La note avait été salée. En janvier 2012, l’Urssaf priait Aldi de lui verser 5,5 millions d’euros au titre des cotisations sociales non versées pour les milliers d’heures de travail que l’entreprise avait omis de déclarer. L’organisme de la sécurité sociale, alerté par des incohérences comptables, avait mené une vaste opération de contrôles dans tout le pays, vérifiant la comptabilité des années 2007 à 2009. Il apparaissait alors que la chaîne de magasins avait recours de manière généralisée et systématisée au travail dissimulé.
Aldi et ses clones ont conquis environ 40 % du marché allemand de la grande distribution, contre seulement 12 % en France. Fondée au lendemain de la Seconde Guerre mondiale, la chaîne a fait de ses deux fondateurs, les frères Albrecht, les hommes les plus riches du pays. La success story de la consommation à très bas coût s’est faite au prix des conditions de travail de ses salariés, dévoilées progressivement, au fil des années, par la presse allemande.
Le travail dissimulé comprend aussi bien le travail au noir (le « salarié » est payé mais pas déclaré) que le travail non rémunéré. Le seul moyen pour le salarié d’être indemnisé est de porter le litige aux prud’hommes. En cas de rupture de contrat, un dispositif lui permet de récupérer une indemnité forfaitaire de six mois de salaire. L’employeur peut être redressé par l’Urssaf – comme dans le cas d’Aldi – mais aussi sanctionné pénalement, avec une amende de 250 000 euros. Voilà pour la théorie.
« Les outils législatifs ne manquent pas vraiment, en matière de travail dissimulé, explique un avocat spécialisé dans le droit du travail. Le problème, c’est qu’un texte n’est pas auto-réalisateur. Même lorsque l’inspection du travail fait un PV, il est rare que le parquet entame des poursuites. » Le procès-verbal établi par l’inspection du travail permettra aux syndicats de se porter partie civile, mais ils ont peu d’espoir que le procureur donne suite. « On essaie d’encourager les salariés à faire de même mais la plupart ne peuvent pas prendre le risque d’être courageux », regrette Daniel Auseski, délégué syndical à Ennery (Moselle) et secrétaire du comité d’entreprise (CGT).

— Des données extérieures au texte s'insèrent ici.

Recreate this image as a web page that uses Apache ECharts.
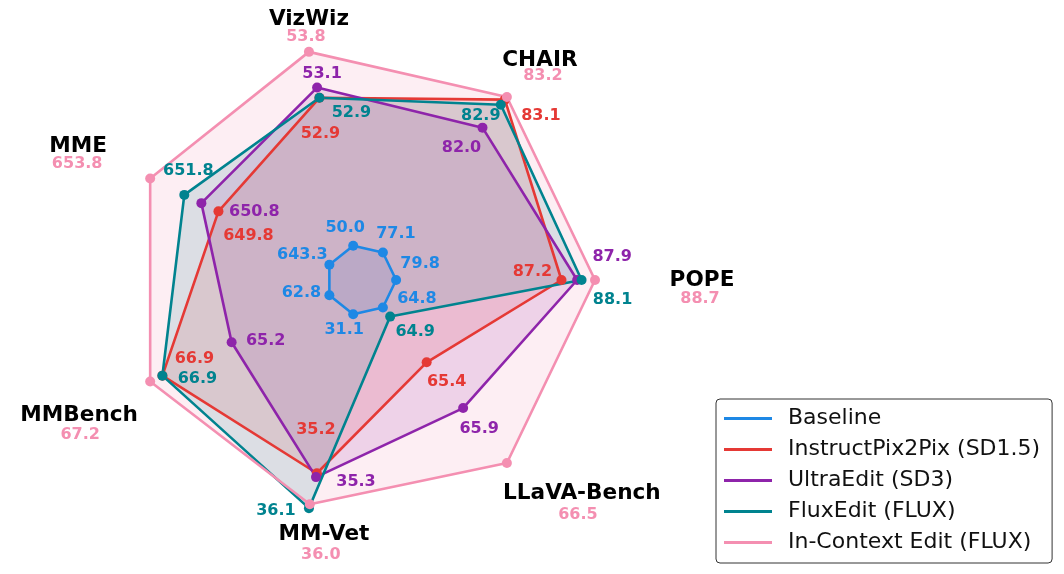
<!DOCTYPE html>
<html><head><meta charset="utf-8">
<script src="https://cdn.jsdelivr.net/npm/echarts@6/dist/echarts.min.js"></script>
<style>html,body{margin:0;padding:0;background:#fff}#chart{width:1064px;height:574px}</style>
</head><body><div id="chart"></div>
<script>
// ---------------- data ----------------
const indicators = ['POPE', 'CHAIR', 'VizWiz', 'MME', 'MMBench', 'MM-Vet', 'LLaVA-Bench'];
const seriesNames = ['Baseline', 'InstructPix2Pix (SD1.5)', 'UltraEdit (SD3)', 'FluxEdit (FLUX)', 'In-Context Edit (FLUX)'];
const baseline        = [79.8, 77.1, 50.0, 643.3, 62.8, 31.1, 64.8];
const instructPix2Pix = [87.2, 83.1, 52.9, 649.8, 66.9, 35.2, 65.4];
const ultraEdit       = [87.9, 82.0, 53.1, 650.8, 65.2, 35.3, 65.9];
const fluxEdit        = [88.1, 82.9, 52.9, 651.8, 66.9, 36.1, 64.9];
const inContextEdit   = [88.7, 83.2, 53.8, 653.8, 67.2, 36.0, 66.5];
const seriesValues = [baseline, instructPix2Pix, ultraEdit, fluxEdit, inContextEdit];

// ---------------- styles ----------------
const FONT = '"DejaVu Sans", "Liberation Sans", sans-serif';
const colors = ['#1E88E5', '#E53935', '#8E24AA', '#00838F', '#F48FB1'];
// pixel offsets of each value label from its point (per series, per indicator)
const labelOffsets = [
  [[24, -16], [13, -19], [-8, -18], [-27, -10], [-28, -2], [-9, 16], [34, -9]],
  [[-29, -8], [36, 16], [1, 36], [30, 24], [32, -17], [-1, -43], [20, 20]],
  [[35, -23], [-21, 20], [5, -14], [53, 9], [34, -1], [40, 5], [16, 21]],
  [[31, 20], [-20, 11], [32, 15], [4, -24], [35, 3], [-33, 3], [25, 15]],
  [[105, 18.5], [36, -21.5], [-3, -15.5], [-73, -14.5], [-70, 53.5], [11, 50.5], [71, 51.5]]
];
// pixel offsets of the category names from the axis end
const nameOffsets = [[107, 0], [33, -37], [0, -32], [-72, -32], [-71, 34], [15, 26], [75, 30]];
const innerFrac = 0.15;

// ---------------- chart ----------------
const chart = echarts.init(document.getElementById('chart'), null, { renderer: 'canvas' });

const indicatorDefs = indicators.map((name, i) => {
  const vals = seriesValues.map(s => s[i]);
  const lo = Math.min(...vals), hi = Math.max(...vals);
  return { name, min: lo - innerFrac / (1 - innerFrac) * (hi - lo), max: hi };
});

// translucent fills first, then lines + markers on top
const fillSeries = seriesNames.map((name, i) => ({
  type: 'radar',
  name: name,
  symbol: 'none',
  z: 1,
  silent: true,
  lineStyle: { width: 0, opacity: 0 },
  itemStyle: { color: colors[i] },
  areaStyle: { color: colors[i], opacity: 0.15 },
  data: [{ value: seriesValues[i], name: name }]
}));
const lineSeries = seriesNames.map((name, i) => ({
  type: 'radar',
  name: name,
  symbol: 'circle',
  symbolSize: 10,
  z: 3,
  lineStyle: { color: colors[i], width: 2.6 },
  itemStyle: { color: colors[i] },
  data: [{ value: seriesValues[i], name: name }]
}));

const option = {
  animation: false,
  backgroundColor: '#ffffff',
  textStyle: { fontFamily: FONT },
  radar: {
    center: [361, 280],
    radius: 234,
    startAngle: 0,
    shape: 'polygon',
    indicator: indicatorDefs,
    axisName: { show: false },
    axisLine: { show: false },
    splitLine: { show: false },
    splitArea: { show: false },
    axisTick: { show: false },
    axisLabel: { show: false }
  },
  legend: {
    orient: 'vertical',
    left: 716,
    top: 399,
    icon: 'rect',
    itemWidth: 48,
    itemHeight: 3,
    itemGap: 6,
    padding: [7, 12, 8, 8],
    borderColor: '#333333',
    borderWidth: 1,
    borderRadius: 4,
    backgroundColor: '#ffffff',
    itemStyle: { borderWidth: 0 },
    textStyle: { fontFamily: FONT, fontSize: 22, color: '#111111', lineHeight: 25, padding: [0, 0, 0, 11] },
    data: seriesNames.map((n, i) => ({ name: n, itemStyle: { color: colors[i], opacity: 1 } }))
  },
  series: fillSeries.concat(lineSeries)
};
chart.setOption(option);

// value labels and category names, placed from the radar coordinate system
function pointOf(value, idx) {
  try {
    const cs = chart.getModel().getComponent('radar', 0).coordinateSystem;
    return cs.dataToPoint(value, idx);
  } catch (e) {
    const ind = indicatorDefs[idx];
    const r = 234 * (value - ind.min) / (ind.max - ind.min);
    const a = idx * 2 * Math.PI / indicators.length;
    return [361 + r * Math.cos(a), 280 - r * Math.sin(a)];
  }
}

const graphics = [];
seriesValues.forEach((vals, s) => {
  vals.forEach((v, i) => {
    const p = pointOf(v, i);
    const o = labelOffsets[s][i];
    graphics.push({
      type: 'text', x: p[0] + o[0], y: p[1] + o[1], z: 100,
      style: { text: v.toFixed(1), fill: colors[s], font: 'bold 16px ' + FONT, align: 'center', verticalAlign: 'middle' }
    });
  });
});
indicatorDefs.forEach((ind, i) => {
  const p = pointOf(ind.max, i);
  const o = nameOffsets[i];
  graphics.push({
    type: 'text', x: p[0] + o[0], y: p[1] + o[1], z: 100,
    style: { text: ind.name, fill: '#000000', font: 'bold 21.6px ' + FONT, align: 'center', verticalAlign: 'middle' }
  });
});
chart.setOption({ graphic: graphics });
</script>
</body></html>
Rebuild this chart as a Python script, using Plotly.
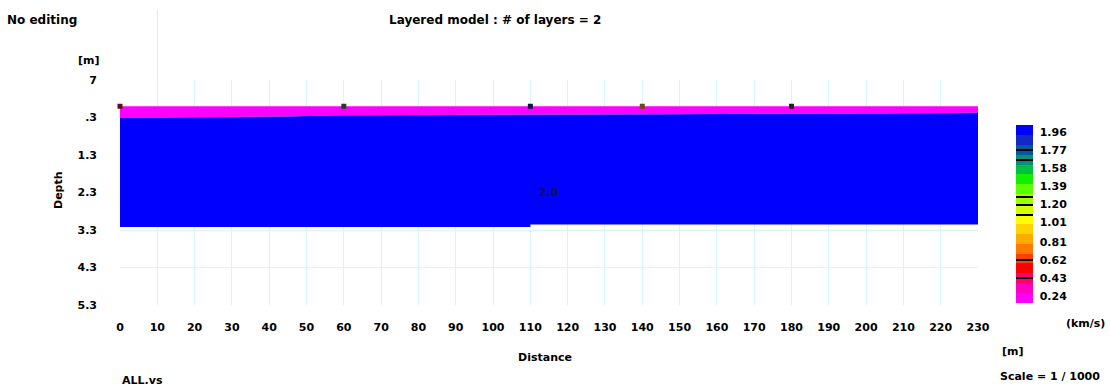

D’après les syndicats, Aldi favorise le recrutement d’une population fragile (mères célibataires, femmes en instance de divorce, jeunes) qui ne pourront pas s’offrir le luxe de jouer leur place. « Intenter une action représente non seulement un risque mais demande de l’argent et du temps, note un avocat. Or quand on travaille jusqu’à 19 ou 20 heures, que l’on doit ensuite s’occuper des enfants, il ne reste que les week-ends. Et alors les permanences syndicales et les cabinets d’avocats sont fermés. Sans compter que les procédures ont un coût. »
Dans un documentaire diffusé en janvier, Frédéric Brunnquell décrivait les conditions de travail des salariés d’Aldi et de son jumeau et concurrent Lidl : horaires insensés, harcèlement, suspicion permanente… (voir l'émission d'Arrêt sur image).
Ainsi, pour retenir les employés, Aldi utilise la paie. Réputé meilleur payeur que la concurrence, la chaîne joue sur la prime d’intéressement pour encourager ses salariés à faire des heures supplémentaires non déclarées. Le bonus est calculé en fonction du chiffre d’affaires du magasin et ramené au nombre d’heures travaillées, afin de juger de l’efficacité de vente des employés. Du coup, en notant les heures réellement effectuées le ratio diminue et la prime avec. « Mais même dans un magasin qui fait beaucoup de chiffre, la prime est loin de représenter l’équivalent des heures supplémentaires effectuées », assure Daniel Auseski.
Les responsables des magasins sont les plus touchés. Caisse, rayonnage, stocks, contrôles qualité, comptabilité, sécurité, propreté, ils doivent gérer tout le magasin avec, généralement, un seul autre employé et sur des plages horaires pouvant aller de 8 heures à 20 heures.